The twister also damaged eight RC-135 reconnaissance aircrafts, which usually fly over the Middle East for critical surveillance missions. Drew Nystrom, a 55th Wing spokesman said that Seven of the RC-135’s only sustained minor damage and are still “mission-capable.”
Nystrom continues that inspectors haven’t yet determined repair costs. “55th Wing’s combat capability was not affected by the storm,” he said. “We have and will continue to meet any and all higher-headquarters requirements.”
The storm caused at least between $7 to $10 million dollars of damage at the Offutt facilities. Most however is for tree removals, heating and air-conditioning repairs, fence replacements and roof repairs. Also including manpower costs, explains Nystrom.
The tornado uprooted trees and toppled fences, it struck base housing and an Air Force golf course. The twister packed winds of up to 110 miles per hour, said National Weather Services.
EF2 – a second tornado, damaged homes and utility poles.
Brig. Gen. Reg Urschler of Bellevue, a retired former 55th Wing commander, said it was rare for an aircraft to sustain damage from storms. He had flown both mentioned aircrafts. “I can’t recall ever a situation of this magnitude,” Urschler said. “It’s unheard of.”
Base officials have declined photographs of aircrafts that were damaged while in the base hangars, during a media tour of the storm’s damage.
The RC-135 surveillance crafts are based at Offutt, but they’re often sent to bases in Japan, Qatar, Britain and Greece. They’ve been in operation since 1990.

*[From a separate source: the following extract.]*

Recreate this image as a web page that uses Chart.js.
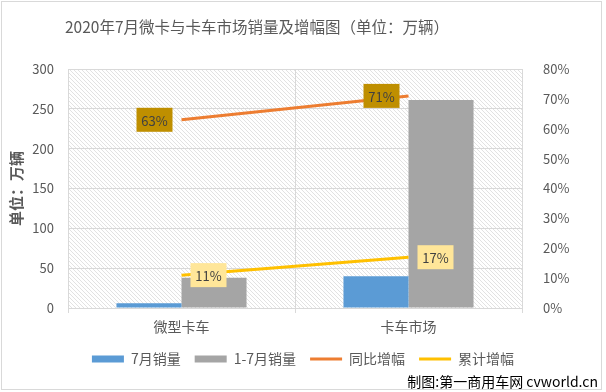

The loss of the E-4B’s have been a critical loss as they’re vital for sensitive and crucial missions. Last year their command was moved from the 55th Wing to the new 595th command and control group, which reports to Louisiana’s Global Strike Command at Barksdale Air Force Base.
A team flew from Barksdale flew to Offutt to assess the damages. Captain Michele Rollins, a spokeswoman from the Louisiana base said, “Global Strike has people on the ground… We want to be sure they’re able to do their assessment.”
She went on to say that they’re still unsure how long repairs will take on the two damaged E-4B jets.